Noch immer werden aus den mit Holz- und Metallteilen, Hausrat und Müll übersäten Flutwasserseen Leichen geborgen. Die in weiß gekleideten „Evacuation Teams“ des Indonesischen Roten Kreuzes finden täglich noch immer rund 100 Leichen – bzw. Teile von Leichen. In „body bags“ werden diese geborgen und auf Lastwagen zu einem Massengrab im Süden der Stadt gebracht.
Schon etwas erschöpft kehren wir um 18.30 kurz vor Einbruch der Dunkelheit in das Quartier der österreichischen Rotkreuz Mannschaft zurück
Es befindet sich in einem großen Ferienhaus, welches von einem offensichtlich wohlhabenden Mann aus dem 700 km entfernten Medan angemietet wurde. Das 17köpfige Team, dem auch Kollegen aus Malaysia, Mazedonien und Schweden angehören, hat in dem nur dürftig möblierten 250 m2 großen Haus seine Feldbetten aufgeschlagen.

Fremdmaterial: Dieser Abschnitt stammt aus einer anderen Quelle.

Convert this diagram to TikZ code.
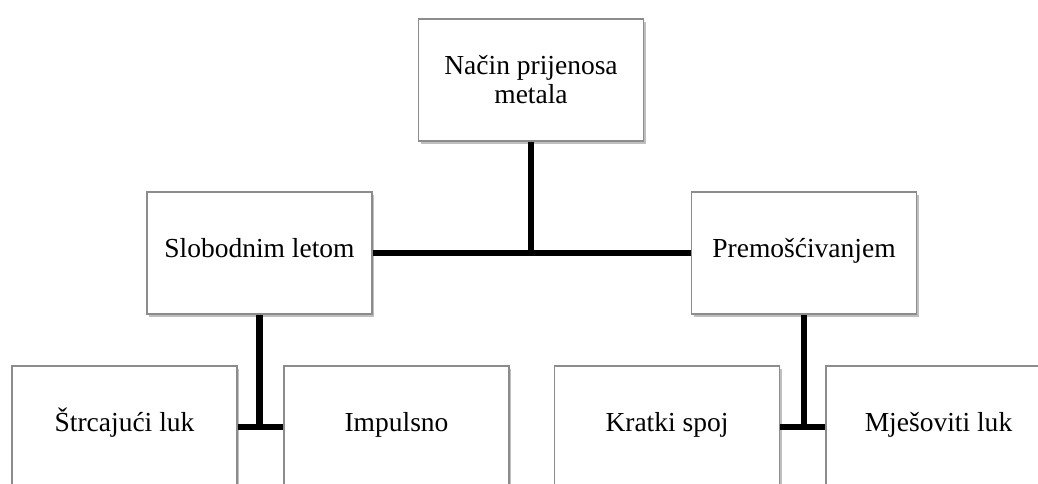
\documentclass[tikz,border=0pt]{standalone}
\usepackage{fontspec}
\setmainfont{Liberation Serif}
\usetikzlibrary{shadows}
\begin{document}
\begin{tikzpicture}[x=1pt,y=-1pt,
  box/.style={draw=black!45, line width=1.3pt, fill=white,
    minimum width=225pt, minimum height=122pt, inner sep=0pt,
    align=center, font=\fontsize{27.5}{29}\selectfont,
    drop shadow={shadow xshift=2pt, shadow yshift=-3pt, fill=black, opacity=0.25}},
  onebox/.style={box, text height=14pt, text depth=6pt},
  conn/.style={line width=6.5pt, black}]
\useasboundingbox (0,0) rectangle (1038,484);
\clip (0,0) rectangle (1038,484);
\node[box] (top) at (531,80) {Način prijenosa\\metala};
\node[onebox] (slob) at (259.5,253) {Slobodnim letom};
\node[onebox] (prem) at (804,253) {Premošćivanjem};
\node[onebox] (strc) at (124.5,427) {Štrcajući luk};
\node[onebox] (imp) at (396.5,427) {Impulsno};
\node[onebox] (krat) at (667,427) {Kratki spoj};
\node[onebox] (mjes) at (938.5,427) {Mješoviti luk};
\coordinate (j1) at (531,253);
\coordinate (j2) at (259.5,427);
\coordinate (j3) at (804,427);
\draw[conn] (top.south) -- (j1);
\draw[conn] (slob.east) -- (prem.west);
\draw[conn] (slob.south) -- (j2);
\draw[conn] (strc.east) -- (imp.west);
\draw[conn] (prem.south) -- (j3);
\draw[conn] (krat.east) -- (mjes.west);
\end{tikzpicture}
\end{document}
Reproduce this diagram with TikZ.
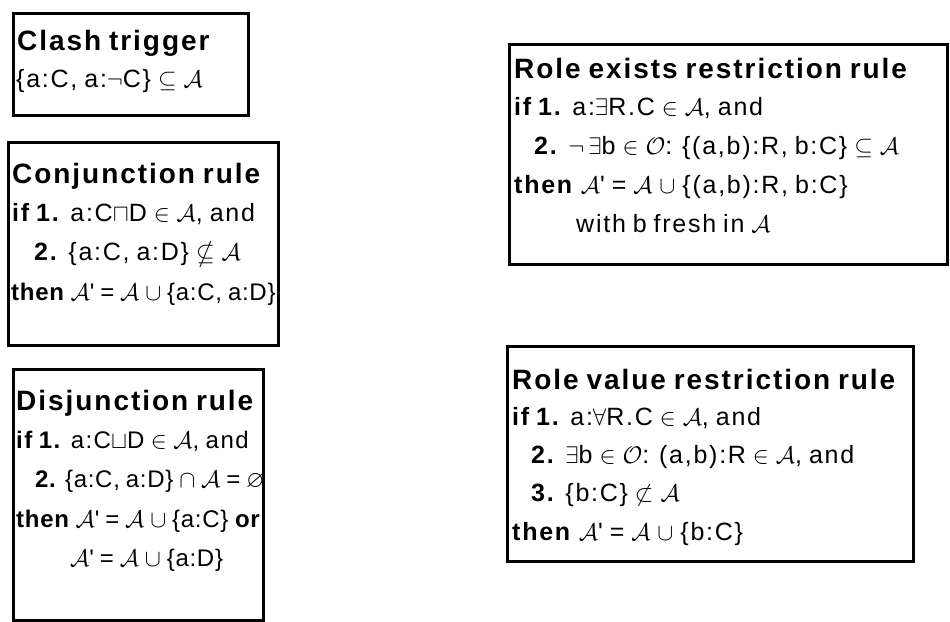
\RequirePackage{fix-cm}
\documentclass[tikz,border=0pt]{standalone}
\usepackage{amssymb}
\usepackage{fontspec}
\setmainfont{Liberation Sans}[WordSpace=0.8]
% math symbols at the size of the text
\newcommand{\sy}[1]{{\fontsize{24}{28}\selectfont$#1$}}
\newcommand{\cA}{\sy{\mathcal{A}}}
\newcommand{\cAp}{\sy{\mathcal{A}}\textquotesingle}
\tikzset{
  rulebox/.style={draw=black, line width=3pt, anchor=north west, inner sep=0pt},
  ln/.style={anchor=base west, inner sep=0pt, font=\fontsize{25}{28}\selectfont\addfontfeatures{LetterSpace=7}},
  lnm/.style={anchor=base west, inner sep=0pt, font=\fontsize{24}{28}\selectfont\addfontfeatures{LetterSpace=6}},
  lnt/.style={anchor=base west, inner sep=0pt, font=\fontsize{24}{28}\selectfont\addfontfeatures{LetterSpace=3}},
  ttl/.style={anchor=base west, inner sep=0pt, font=\fontsize{28}{32}\selectfont\bfseries\addfontfeatures{LetterSpace=7}},
}
\begin{document}
\begin{tikzpicture}[x=1pt,y=1pt]
\useasboundingbox (0,0) rectangle (950,-621);
\fill[white] (0,0) rectangle (950,-621);

% boxes
\node[rulebox, minimum width=235, minimum height=102] (clash) at (12,-12) {};
\node[rulebox, minimum width=270, minimum height=203] (conj) at (7,-141) {};
\node[rulebox, minimum width=250, minimum height=251] (disj) at (12,-368) {};
\node[rulebox, minimum width=438, minimum height=220] (rex) at (508,-43) {};
\node[rulebox, minimum width=406, minimum height=215] (rval) at (506,-345) {};

% clash trigger
\node[ttl] (c1) at (17,-50) {Clash trigger};
\node[ln]  (c2) at (16,-87) {\{a:C, a:\sy{\neg}C\} \sy{\subseteq} \cA};

% conjunction
\node[ttl] (k1) at (12,-183) {Conjunction rule};
\node[ln]  (k2) at (12,-221) {\textbf{if 1.} a:C\sy{\sqcap}D \sy{\in} \cA, and};
\node[ln]  (k3) at (34,-260) {\textbf{2.} \{a:C, a:D\} \sy{\nsubseteq} \cA};
\node[lnt] (k4) at (11,-300) {\textbf{then} \cAp{} = \cA{} \sy{\cup} \{a:C, a:D\}};

% disjunction
\node[ttl] (d1) at (16,-410) {Disjunction rule};
\node[lnm] (d2) at (16,-448) {\textbf{if 1.} a:C\sy{\sqcup}D \sy{\in} \cA, and};
\node[lnt] (d3) at (35,-487) {\textbf{2.} \{a:C, a:D\} \sy{\cap} \cA{} = \sy{\varnothing}};
\node[lnt] (d4) at (16,-527) {\textbf{then} \cAp{} = \cA{} \sy{\cup} \{a:C\} \textbf{or}};
\node[lnt] (d5) at (70,-566) {\cAp{} = \cA{} \sy{\cup} \{a:D\}};

% role exists
\node[ttl] (e1) at (514,-78) {Role exists restriction rule};
\node[ln]  (e2) at (514,-115) {\textbf{if 1.} a:\sy{\exists}R.C \sy{\in} \cA, and};
\node[ln]  (e3) at (534,-154) {\textbf{2.} \sy{\neg\,\exists}b \sy{\in} \sy{\mathcal{O}}: \{(a,b):R, b:C\} \sy{\subseteq} \cA};
\node[ln]  (e4) at (514,-193) {\textbf{then} \cAp{} = \cA{} \sy{\cup} \{(a,b):R, b:C\}};
\node[ln]  (e5) at (576,-232) {with b fresh in \cA};

% role value
\node[ttl] (v1) at (512,-389) {Role value restriction rule};
\node[ln]  (v2) at (512,-425) {\textbf{if 1.} a:\sy{\forall}R.C \sy{\in} \cA, and};
\node[ln]  (v3) at (531,-463) {\textbf{2.} \sy{\exists}b \sy{\in} \sy{\mathcal{O}}: (a,b):R \sy{\in} \cA, and};
\node[ln]  (v4) at (531,-501) {\textbf{3.} \{b:C\} \sy{\not\subset} \cA};
\node[ln]  (v5) at (512,-540) {\textbf{then} \cAp{} = \cA{} \sy{\cup} \{b:C\}};
\end{tikzpicture}
\end{document}
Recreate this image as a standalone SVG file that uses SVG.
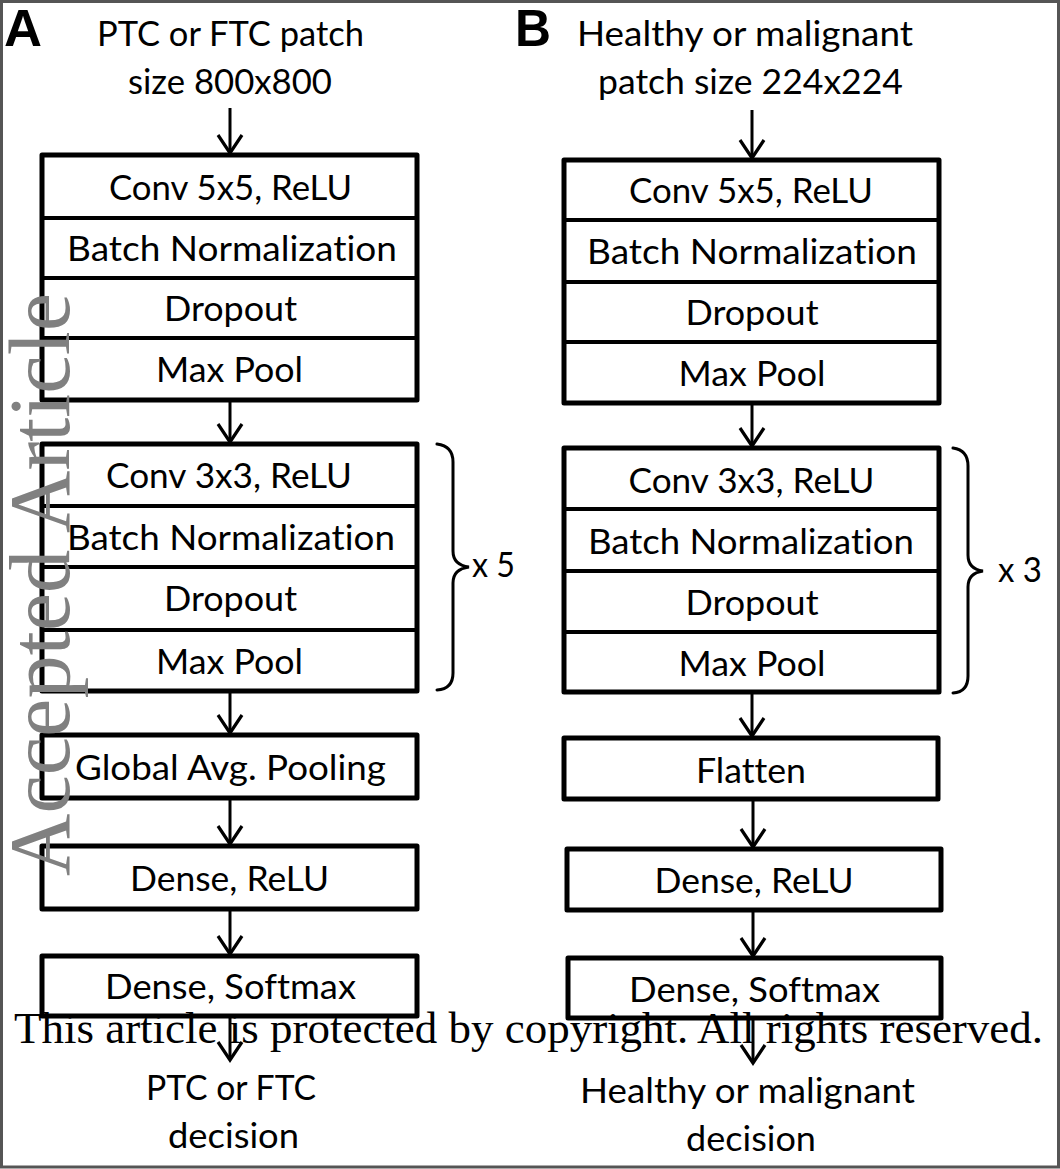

Über jedem Schlafplatz thront der für diese Breiten unbedingt notwendige „Moskito-Dom“, ein aufgespanntes Ein-Mann Zeltnetz zur Abwehr der nicht nur lästigen, sondern wegen der Malariaübertragungsmöglichkeit auch gefährlichen Insekten.
Pünktlich um 19.30 beginnt das tägliche Teammeeting: Jedes Teammitglied berichtet kurz von besonderen Vorfällen, Erfolgen, Herausforderungen und getroffenen Maßnahmen; eine ganz wichtige „Übung“, die über den Informationscharakter hinaus – gerade bei Tätigkeiten in einem schwierigen Umfeld – den Zusammenhalt und damit die Wirksamkeit eines Teams sichert und weiterentwickelt.